* [WHAT YOU WILL DO]:
Below this line is a listing that includes pictures. Copy exactly, and only, the lines from the one containing "Recreate this image" through the one containing "plt.rcParams['axes.unicode_minus'] = False"; the pictures do not go in the copy.

* [RECORDS SHOWN]:
• • •

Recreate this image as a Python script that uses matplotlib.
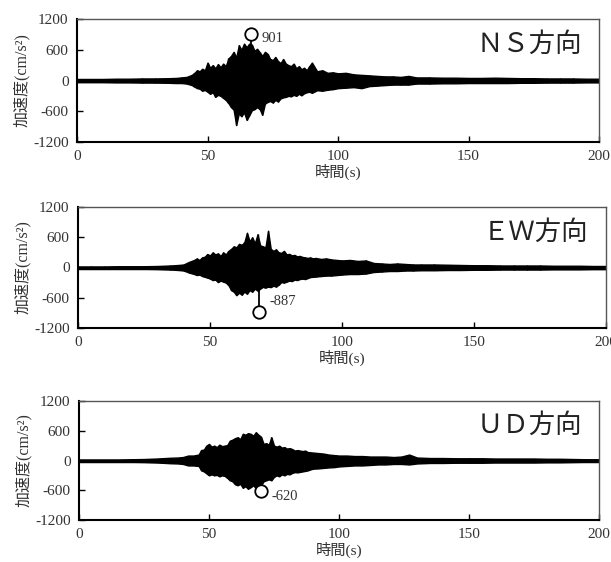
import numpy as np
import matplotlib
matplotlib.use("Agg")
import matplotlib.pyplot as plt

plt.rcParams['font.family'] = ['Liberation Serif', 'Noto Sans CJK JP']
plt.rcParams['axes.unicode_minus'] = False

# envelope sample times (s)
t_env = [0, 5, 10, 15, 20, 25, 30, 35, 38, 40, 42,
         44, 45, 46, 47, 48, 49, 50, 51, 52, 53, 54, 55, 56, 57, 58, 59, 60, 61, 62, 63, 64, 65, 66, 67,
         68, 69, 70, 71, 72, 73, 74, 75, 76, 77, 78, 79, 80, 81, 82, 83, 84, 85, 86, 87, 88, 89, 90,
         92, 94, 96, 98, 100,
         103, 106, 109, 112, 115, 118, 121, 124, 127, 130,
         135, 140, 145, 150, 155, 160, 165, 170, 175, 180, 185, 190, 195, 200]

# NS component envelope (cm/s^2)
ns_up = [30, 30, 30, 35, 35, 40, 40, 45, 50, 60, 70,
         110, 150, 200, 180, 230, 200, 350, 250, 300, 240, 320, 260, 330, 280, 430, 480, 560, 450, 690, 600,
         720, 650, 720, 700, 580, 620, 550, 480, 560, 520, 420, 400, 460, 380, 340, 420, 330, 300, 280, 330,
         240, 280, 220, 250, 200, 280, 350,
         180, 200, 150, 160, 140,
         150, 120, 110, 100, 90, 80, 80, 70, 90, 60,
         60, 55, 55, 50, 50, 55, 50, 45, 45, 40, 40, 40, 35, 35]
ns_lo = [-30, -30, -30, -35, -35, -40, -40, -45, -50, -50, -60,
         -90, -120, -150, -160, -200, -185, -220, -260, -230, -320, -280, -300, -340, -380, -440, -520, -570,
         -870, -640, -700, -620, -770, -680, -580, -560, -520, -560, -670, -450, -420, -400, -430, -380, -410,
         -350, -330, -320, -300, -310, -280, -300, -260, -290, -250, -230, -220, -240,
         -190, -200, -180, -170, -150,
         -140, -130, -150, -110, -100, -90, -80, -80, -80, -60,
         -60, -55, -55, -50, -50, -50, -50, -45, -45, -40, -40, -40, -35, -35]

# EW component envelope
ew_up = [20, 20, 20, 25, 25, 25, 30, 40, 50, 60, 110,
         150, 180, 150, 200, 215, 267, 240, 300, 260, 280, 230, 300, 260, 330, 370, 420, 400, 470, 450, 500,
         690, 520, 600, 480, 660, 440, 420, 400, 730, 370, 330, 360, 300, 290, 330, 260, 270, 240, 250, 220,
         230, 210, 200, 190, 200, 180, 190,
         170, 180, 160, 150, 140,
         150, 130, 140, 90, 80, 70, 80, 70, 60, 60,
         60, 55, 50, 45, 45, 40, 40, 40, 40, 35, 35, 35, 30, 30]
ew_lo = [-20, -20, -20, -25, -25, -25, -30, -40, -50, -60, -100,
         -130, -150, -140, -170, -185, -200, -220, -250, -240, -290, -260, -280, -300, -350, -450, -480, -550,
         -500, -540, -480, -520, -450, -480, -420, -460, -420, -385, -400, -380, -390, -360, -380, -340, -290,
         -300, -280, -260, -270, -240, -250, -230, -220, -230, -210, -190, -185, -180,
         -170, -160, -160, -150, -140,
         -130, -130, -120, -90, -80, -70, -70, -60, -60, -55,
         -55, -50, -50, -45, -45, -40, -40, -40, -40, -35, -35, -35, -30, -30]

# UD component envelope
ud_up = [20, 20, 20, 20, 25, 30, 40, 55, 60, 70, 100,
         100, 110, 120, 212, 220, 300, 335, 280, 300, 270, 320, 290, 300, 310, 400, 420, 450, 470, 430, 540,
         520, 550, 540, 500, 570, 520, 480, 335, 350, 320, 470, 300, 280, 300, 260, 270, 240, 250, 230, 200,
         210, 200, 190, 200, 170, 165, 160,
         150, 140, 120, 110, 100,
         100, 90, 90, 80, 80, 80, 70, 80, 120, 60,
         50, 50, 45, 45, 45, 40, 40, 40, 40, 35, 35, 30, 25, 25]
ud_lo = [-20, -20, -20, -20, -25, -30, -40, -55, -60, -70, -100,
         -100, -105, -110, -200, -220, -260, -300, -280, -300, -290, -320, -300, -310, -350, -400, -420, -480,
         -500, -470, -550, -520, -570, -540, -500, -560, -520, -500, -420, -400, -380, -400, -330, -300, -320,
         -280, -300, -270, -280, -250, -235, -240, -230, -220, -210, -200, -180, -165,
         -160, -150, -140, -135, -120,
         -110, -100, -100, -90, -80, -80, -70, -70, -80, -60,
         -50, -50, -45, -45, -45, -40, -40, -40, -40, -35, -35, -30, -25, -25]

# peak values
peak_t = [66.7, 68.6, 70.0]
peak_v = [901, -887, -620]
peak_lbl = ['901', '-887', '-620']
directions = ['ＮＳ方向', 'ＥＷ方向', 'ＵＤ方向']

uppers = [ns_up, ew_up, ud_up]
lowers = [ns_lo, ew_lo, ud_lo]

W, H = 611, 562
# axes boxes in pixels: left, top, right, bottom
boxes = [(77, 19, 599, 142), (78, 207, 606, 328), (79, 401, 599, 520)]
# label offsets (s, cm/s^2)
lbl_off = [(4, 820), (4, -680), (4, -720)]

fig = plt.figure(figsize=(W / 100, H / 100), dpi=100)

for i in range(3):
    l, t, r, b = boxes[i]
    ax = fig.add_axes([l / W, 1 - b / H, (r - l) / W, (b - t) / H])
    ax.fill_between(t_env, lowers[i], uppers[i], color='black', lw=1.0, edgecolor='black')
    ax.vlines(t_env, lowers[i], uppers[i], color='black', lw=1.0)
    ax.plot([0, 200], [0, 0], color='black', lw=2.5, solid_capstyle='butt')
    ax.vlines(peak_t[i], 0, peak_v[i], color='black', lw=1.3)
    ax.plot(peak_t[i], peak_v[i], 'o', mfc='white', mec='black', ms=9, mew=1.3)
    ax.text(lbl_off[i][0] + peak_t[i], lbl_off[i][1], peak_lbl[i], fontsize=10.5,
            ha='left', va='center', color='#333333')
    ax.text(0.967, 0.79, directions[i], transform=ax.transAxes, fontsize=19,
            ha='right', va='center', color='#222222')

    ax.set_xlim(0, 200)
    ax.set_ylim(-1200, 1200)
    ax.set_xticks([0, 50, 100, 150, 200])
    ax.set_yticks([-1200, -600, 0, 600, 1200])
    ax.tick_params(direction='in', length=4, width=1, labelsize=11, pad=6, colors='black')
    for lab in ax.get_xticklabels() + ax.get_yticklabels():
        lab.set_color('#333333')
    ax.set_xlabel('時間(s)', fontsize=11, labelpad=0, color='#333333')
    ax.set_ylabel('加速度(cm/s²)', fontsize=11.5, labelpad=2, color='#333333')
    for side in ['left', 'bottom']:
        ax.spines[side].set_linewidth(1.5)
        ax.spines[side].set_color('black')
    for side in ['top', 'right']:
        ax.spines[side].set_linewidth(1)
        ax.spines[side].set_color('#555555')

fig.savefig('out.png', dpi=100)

• • •

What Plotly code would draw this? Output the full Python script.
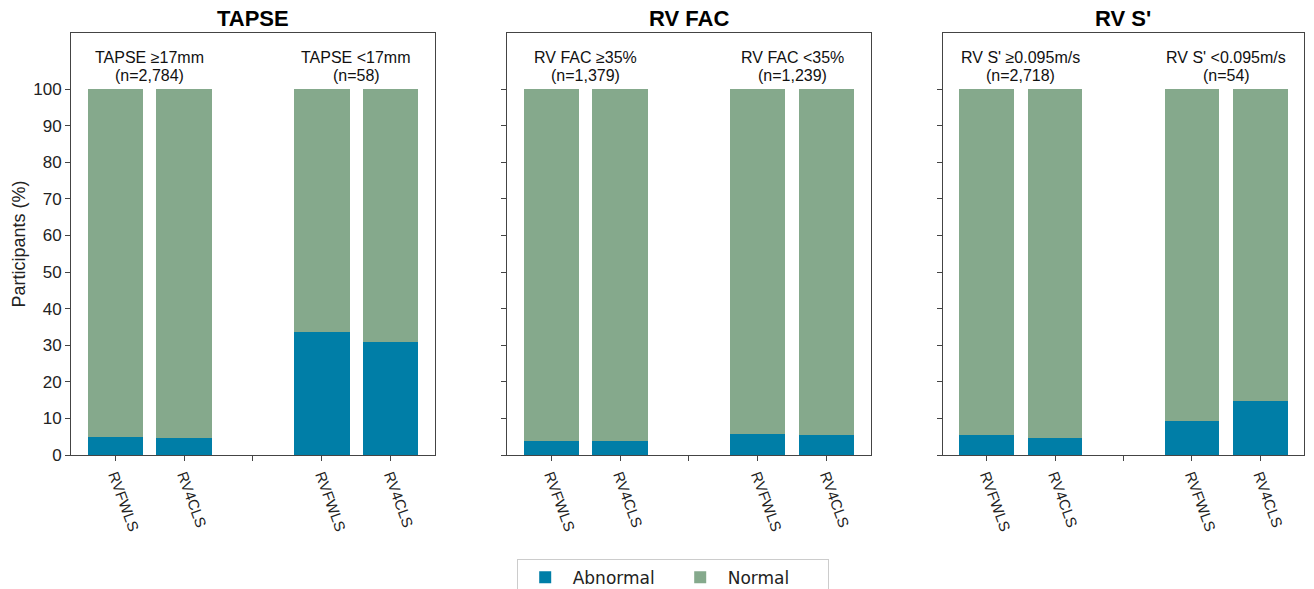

• • •

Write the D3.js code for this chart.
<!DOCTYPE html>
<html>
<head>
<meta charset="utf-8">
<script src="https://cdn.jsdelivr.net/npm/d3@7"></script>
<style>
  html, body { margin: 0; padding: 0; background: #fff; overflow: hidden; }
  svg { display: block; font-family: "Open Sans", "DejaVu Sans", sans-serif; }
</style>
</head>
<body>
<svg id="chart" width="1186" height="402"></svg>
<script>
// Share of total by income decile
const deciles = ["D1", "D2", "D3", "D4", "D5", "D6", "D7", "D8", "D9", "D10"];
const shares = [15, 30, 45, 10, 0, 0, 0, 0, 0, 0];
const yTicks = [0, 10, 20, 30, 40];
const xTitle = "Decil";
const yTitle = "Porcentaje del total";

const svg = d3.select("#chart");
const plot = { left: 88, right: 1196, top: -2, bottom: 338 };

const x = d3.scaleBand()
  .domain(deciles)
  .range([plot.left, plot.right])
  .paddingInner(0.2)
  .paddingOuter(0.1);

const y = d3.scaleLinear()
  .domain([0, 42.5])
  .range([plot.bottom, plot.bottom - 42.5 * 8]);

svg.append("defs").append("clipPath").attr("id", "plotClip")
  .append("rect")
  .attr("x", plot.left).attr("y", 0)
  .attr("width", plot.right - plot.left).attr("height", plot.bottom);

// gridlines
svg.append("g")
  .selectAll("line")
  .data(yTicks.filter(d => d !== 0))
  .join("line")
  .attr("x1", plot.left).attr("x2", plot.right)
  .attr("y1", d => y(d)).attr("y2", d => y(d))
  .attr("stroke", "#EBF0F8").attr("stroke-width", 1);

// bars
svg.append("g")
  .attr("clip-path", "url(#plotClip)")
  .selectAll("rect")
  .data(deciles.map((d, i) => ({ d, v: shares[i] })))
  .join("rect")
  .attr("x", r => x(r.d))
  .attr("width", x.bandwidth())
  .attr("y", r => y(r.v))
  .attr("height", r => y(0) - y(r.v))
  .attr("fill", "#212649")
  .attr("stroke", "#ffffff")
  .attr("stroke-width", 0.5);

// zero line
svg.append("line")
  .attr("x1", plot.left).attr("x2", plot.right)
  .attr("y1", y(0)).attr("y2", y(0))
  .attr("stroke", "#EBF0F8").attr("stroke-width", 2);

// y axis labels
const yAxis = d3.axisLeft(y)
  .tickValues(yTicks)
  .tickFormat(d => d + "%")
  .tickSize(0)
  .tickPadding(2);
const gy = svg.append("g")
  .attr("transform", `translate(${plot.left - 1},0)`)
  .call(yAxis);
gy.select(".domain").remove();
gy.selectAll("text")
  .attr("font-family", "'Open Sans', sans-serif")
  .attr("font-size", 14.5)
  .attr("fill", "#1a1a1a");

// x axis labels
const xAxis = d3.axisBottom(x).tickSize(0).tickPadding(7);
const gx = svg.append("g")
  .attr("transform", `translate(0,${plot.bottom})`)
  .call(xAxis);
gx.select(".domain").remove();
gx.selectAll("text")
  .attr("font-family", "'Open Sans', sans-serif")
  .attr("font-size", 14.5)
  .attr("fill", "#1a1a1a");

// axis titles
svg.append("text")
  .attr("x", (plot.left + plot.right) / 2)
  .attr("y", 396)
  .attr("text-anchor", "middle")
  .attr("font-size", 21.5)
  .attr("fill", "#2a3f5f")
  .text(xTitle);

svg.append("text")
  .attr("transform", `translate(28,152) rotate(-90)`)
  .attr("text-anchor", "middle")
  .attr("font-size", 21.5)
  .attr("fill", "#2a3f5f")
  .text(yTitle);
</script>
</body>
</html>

• • •

* [THE SOLUTION]:
Recreate this image as a Python script that uses matplotlib.
import numpy as np
import matplotlib
matplotlib.use("Agg")
import matplotlib.pyplot as plt

plt.rcParams['font.family'] = ['Liberation Serif', 'Noto Sans CJK JP']
plt.rcParams['axes.unicode_minus'] = False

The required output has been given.